Little House on the Prairie
- Front dust jacket with Sewell's illustration
- Author: Laura Ingalls Wilder
- Illustrator: Helen Sewell Garth Williams (1953)
- Series: Little House
- Genre: Children's novel Family saga Western
- Set in: Montgomery County, Kansas, 1869–70
- Publisher: Harper & Brothers
- Publication date: September 19, 1935
- Publication place: United States
- Media type: Print (hardcover)
- Pages: 200; 334 pp.
- OCLC: 18319291
- LC Class: PZ7.W6461 Lit 1971
- Preceded by: Farmer Boy
- Followed by: On the Banks of Plum Creek

= Little House on the Prairie (novel) =

1935 American children's novel by Laura Ingalls Wilder

Little House on the Prairie is an autobiographical children's novel by Laura Ingalls Wilder, published in 1935. It was the third novel published in the Little House series, continuing the story of the first, Little House in the Big Woods (1932), but not related to the second, Farmer Boy. Thus, it is sometimes called the second one in the series, or the second volume of "the Laura Years".

== Plot summary ==
The novel is about the months the Ingalls family spent on the prairie in Montgomery County, Kansas. Laura describes how her father built their one-room log house in Indian Territory, having heard that the government planned to open the territory to white settlers soon.

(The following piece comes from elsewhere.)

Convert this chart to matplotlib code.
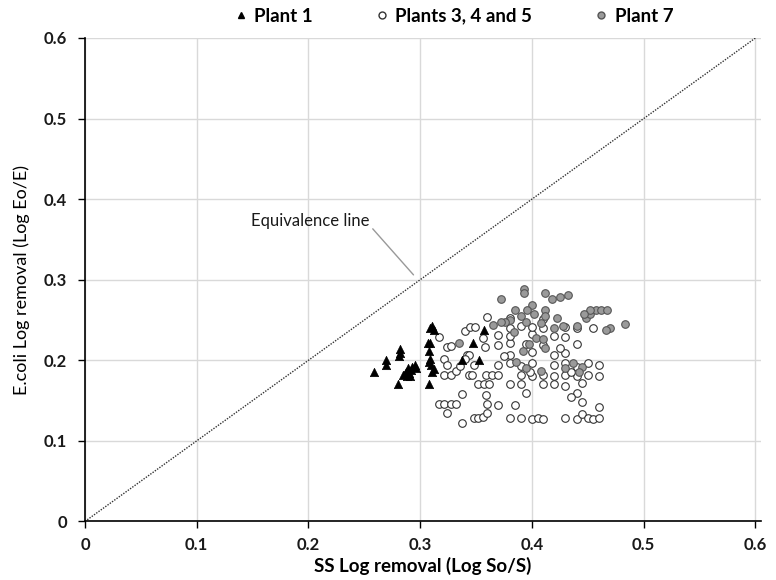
import matplotlib
matplotlib.use("Agg")
import matplotlib.pyplot as plt
from matplotlib.lines import Line2D

plt.rcParams['font.family'] = ['Lato', 'DejaVu Sans']

# Plant 1 (black triangles)
p1_x = [0.259, 0.269, 0.269, 0.282, 0.282, 0.281, 0.280, 0.285, 0.287, 0.289, 0.290,
        0.291, 0.292, 0.293, 0.295, 0.296, 0.288, 0.286, 0.308, 0.309, 0.311, 0.312,
        0.307, 0.309, 0.308, 0.308, 0.310, 0.312, 0.311, 0.309, 0.357, 0.347, 0.353, 0.337]
p1_y = [0.185, 0.200, 0.194, 0.214, 0.209, 0.205, 0.170, 0.182, 0.186, 0.190, 0.184,
        0.181, 0.188, 0.192, 0.194, 0.191, 0.180, 0.183, 0.170, 0.240, 0.242, 0.238,
        0.221, 0.222, 0.211, 0.198, 0.194, 0.189, 0.185, 0.201, 0.238, 0.222, 0.200, 0.200]

# Plants 3, 4 and 5 (open circles)
p345_x = [0.360, 0.340, 0.345, 0.349, 0.317, 0.324, 0.328, 0.356, 0.358, 0.342, 0.344,
          0.340, 0.321, 0.324, 0.321, 0.328, 0.332, 0.336, 0.344, 0.346, 0.348, 0.352,
          0.359, 0.364, 0.357, 0.362, 0.359, 0.337, 0.317, 0.321, 0.328, 0.332, 0.324,
          0.348, 0.352, 0.356, 0.360, 0.337, 0.360,
          0.380, 0.390, 0.400, 0.405, 0.410, 0.430, 0.440, 0.445, 0.450, 0.455, 0.460,
          0.370, 0.385, 0.460, 0.445, 0.395, 0.440, 0.435,
          0.380, 0.390, 0.410, 0.420, 0.430, 0.445,
          0.370, 0.390, 0.400, 0.410, 0.420, 0.430, 0.440, 0.450, 0.460,
          0.370, 0.380, 0.390, 0.400, 0.420, 0.430, 0.440, 0.450, 0.460,
          0.380, 0.400, 0.420, 0.430,
          0.370, 0.380, 0.395, 0.410, 0.440,
          0.370, 0.380, 0.400, 0.420, 0.430,
          0.380, 0.390, 0.400, 0.410, 0.430, 0.440,
          0.380, 0.410, 0.455, 0.398, 0.375, 0.425, 0.435]
p345_y = [0.254, 0.236, 0.241, 0.241, 0.229, 0.217, 0.218, 0.228, 0.217, 0.206, 0.206,
          0.201, 0.201, 0.194, 0.182, 0.182, 0.187, 0.193, 0.182, 0.182, 0.194, 0.170,
          0.182, 0.182, 0.170, 0.170, 0.157, 0.158, 0.146, 0.146, 0.146, 0.146, 0.134,
          0.128, 0.128, 0.130, 0.134, 0.122, 0.146,
          0.128, 0.128, 0.127, 0.128, 0.127, 0.128, 0.127, 0.133, 0.128, 0.127, 0.128,
          0.145, 0.145, 0.142, 0.148, 0.160, 0.160, 0.155,
          0.170, 0.170, 0.170, 0.170, 0.168, 0.172,
          0.182, 0.182, 0.180, 0.182, 0.181, 0.182, 0.180, 0.182, 0.181,
          0.194, 0.196, 0.193, 0.197, 0.194, 0.196, 0.192, 0.197, 0.194,
          0.206, 0.210, 0.207, 0.209,
          0.219, 0.221, 0.220, 0.219, 0.220,
          0.231, 0.230, 0.232, 0.230, 0.229,
          0.240, 0.242, 0.241, 0.240, 0.241, 0.240,
          0.252, 0.251, 0.240, 0.185, 0.205, 0.215, 0.185]

# Plant 7 (grey circles)
p7_x = [0.393, 0.393, 0.372, 0.418, 0.425, 0.432, 0.412, 0.400, 0.396, 0.402, 0.385,
        0.390, 0.380, 0.376, 0.372, 0.365, 0.384, 0.395, 0.412, 0.412, 0.422, 0.408,
        0.420, 0.428, 0.448, 0.452, 0.457, 0.462, 0.467, 0.452, 0.447, 0.483, 0.470,
        0.466, 0.440, 0.437, 0.445, 0.404, 0.410, 0.397, 0.392, 0.386, 0.395, 0.412,
        0.335, 0.430, 0.442, 0.408]
p7_y = [0.288, 0.284, 0.276, 0.276, 0.279, 0.281, 0.283, 0.269, 0.263, 0.258, 0.262,
        0.255, 0.250, 0.248, 0.247, 0.244, 0.235, 0.248, 0.262, 0.255, 0.252, 0.246,
        0.240, 0.243, 0.253, 0.258, 0.262, 0.263, 0.263, 0.263, 0.257, 0.245, 0.240,
        0.237, 0.242, 0.196, 0.192, 0.228, 0.226, 0.220, 0.212, 0.198, 0.190, 0.215,
        0.222, 0.190, 0.185, 0.187]

ticks = [0, 0.1, 0.2, 0.3, 0.4, 0.5, 0.6]
tick_labels = ['0', '0.1', '0.2', '0.3', '0.4', '0.5', '0.6']
series_names = ['Plant 1', 'Plants 3, 4 and 5', 'Plant 7']

fig = plt.figure(figsize=(7.76, 5.8), dpi=100)
ax = fig.add_axes([0.1095, 0.101, 0.8712, 0.8335])

ax.plot([0, 0.6], [0, 0.6], linestyle=(0, (1, 1)), color='#333333', lw=1.0, zorder=2)

ax.scatter(p345_x, p345_y, marker='o', s=30, facecolor='white', edgecolor='#333333',
           linewidths=0.8, zorder=3)
ax.scatter(p7_x, p7_y, marker='o', s=30, facecolor='#9a9a9a', edgecolor='#555555',
           linewidths=0.8, zorder=4)
ax.scatter(p1_x, p1_y, marker='^', s=36, facecolor='black', edgecolor='black',
           linewidths=0.5, zorder=5)

ax.annotate('Equivalence line', xy=(0.294, 0.306), xytext=(0.149, 0.373),
            fontsize=12, color='#1a1a1a', va='center', ha='left',
            arrowprops=dict(arrowstyle='-', color='#999999', lw=1.0,
                            shrinkA=0, shrinkB=0, relpos=(1.0, 0.2)))

ax.set_xlim(0, 0.605)
ax.set_ylim(0, 0.6)
ax.set_xticks(ticks)
ax.set_xticklabels(tick_labels)
ax.set_yticks(ticks)
ax.set_yticklabels(tick_labels)
ax.grid(True, color='#d9d9d9', lw=1.0)
ax.set_axisbelow(True)
for s in ['top', 'right']:
    ax.spines[s].set_visible(False)
for s in ['left', 'bottom']:
    ax.spines[s].set_color('black')
    ax.spines[s].set_linewidth(1.2)
ax.tick_params(direction='out', length=5, width=1.0, labelsize=12, pad=6)
ax.tick_params(axis='y', pad=8)
for lab in ax.get_xticklabels() + ax.get_yticklabels():
    lab.set_fontweight('bold')
    lab.set_color('#1a1a1a')

ax.set_xlabel('SS Log removal (Log So/S)', fontsize=13.5, fontweight='bold', labelpad=3)
ax.set_ylabel('E.coli Log removal (Log Eo/E)', fontsize=13, labelpad=10)

handles = [
    Line2D([], [], marker='^', ls='', color='black', markersize=5),
    Line2D([], [], marker='o', ls='', markerfacecolor='white', markeredgecolor='#333333',
           markersize=5),
    Line2D([], [], marker='o', ls='', markerfacecolor='#9a9a9a', markeredgecolor='#555555',
           markersize=5),
]
leg = fig.legend(handles, series_names, loc='center', bbox_to_anchor=(0.583, 0.972),
                 ncol=3, frameon=False, handletextpad=0.2, columnspacing=3.2,
                 prop={'weight': 'bold', 'size': 13.5}, handlelength=1.0)

fig.savefig('out.png', dpi=100)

In contrast to Little House in the Big Woods, the Ingallses face difficulty and danger in this book. They all fall ill from malaria, which was ascribed to breathing the night air or eating watermelon. American Indians are a common sight for them, as their house was built in Osage territory, and Ma's open distrust of Indians contrasts with Laura's more childlike observations about those who live and ride nearby. They begin to congregate at the nearby river bottoms and their war cries unnerve the settlers, who worry they may be attacked, but an Osage chief who was friendly with Pa is able to avert the hostilities.

By the end of the novel, all the family's work is undone when word comes that U.S. soldiers are being sent to remove white settlers from Indian Territory. Pa decides to move his family away before they can be forced to leave.

==Historical background==
The Ingalls family moved from Wisconsin to Kansas in 1868 (stopping for a while in Rothville, Missouri), and lived there between 1869 and 1870. Carrie was born there in August, and a few weeks after her birth, they were forced to leave the territory (however, in the novel, she is present during the move to Kansas). They moved back to Wisconsin, where they lived the next four years. In 1874 they started for Walnut Grove, Minnesota, stopping for a while in Lake City.

Although Wilder states that Charles had been told that the Kansas territory would soon be up for settlement, their homestead was on the Osage Indian reservation and Charles' information was incorrect. The Ingalls had no legal right to occupy their homestead, and once informed of their error, left the territory despite the fact that they had only just begun farming it. Several of their neighbors stayed and fought the decision.

In an 1871 report to the Bureau of Indian Affairs, the agent in charge of the Osages was highly discouraged by the influx of white settlers on the Osage Diminished Reserve where the Ingalls lived. He mentioned that some white settlers did indeed pull out when they were informed of the error:

The press of Kansas teems with vivid descriptions of "town-sites," and the fertile valley of the Osage country. Numbers have been thus led to believe that the lands were open to settlement. Some who came with their families and stock withdrew when undeceived. Such examples, however, of respect for the laws of the United States, and the rights of others, were lamentably few.
— Isaac T. Gibson

As they were preparing to leave, the Ingalls received word from Wisconsin that the man who purchased their farm near Pepin had defaulted on the mortgage. Since they had to leave Kansas, they decided to go back to Wisconsin and moved back to the farm they had left two years earlier. So instead of heading to Minnesota as the series relates, they headed to Wisconsin and lived there again for a few years before heading west to Minnesota.

==Reception==
Virginia Kirkus had handled Wilder's debut novel Little House in the Big Woods for Harper & Brothers as its book editor from 1926 to 1932. In Kirkus Reviews, her semimonthly bulletin from 1933, she awarded this novel a starred review (as she did the next three sequels). "Good Americana – and a first rate tale. Personally, I liked it certainly as well, perhaps better than the other."

In 2012, the novel was ranked number 27 among all-time children's novels in a survey published by School Library Journal – the second of three Little House books in the Top 100.

==Locations==

In modern day terms,
- the 1869-1871 Kansas cabin was located approximately 2 miles east of the unincorporated community of Wayside in rural Montgomery County, approximately halfway between the cities of Independence and Caney. Their 3rd daughter, Carrie, was born here on August 3, 1870.
- the 1874 Minnesota dugout was located approximately 1.5 miles north of the city of Walnut Grove in rural Redwood County.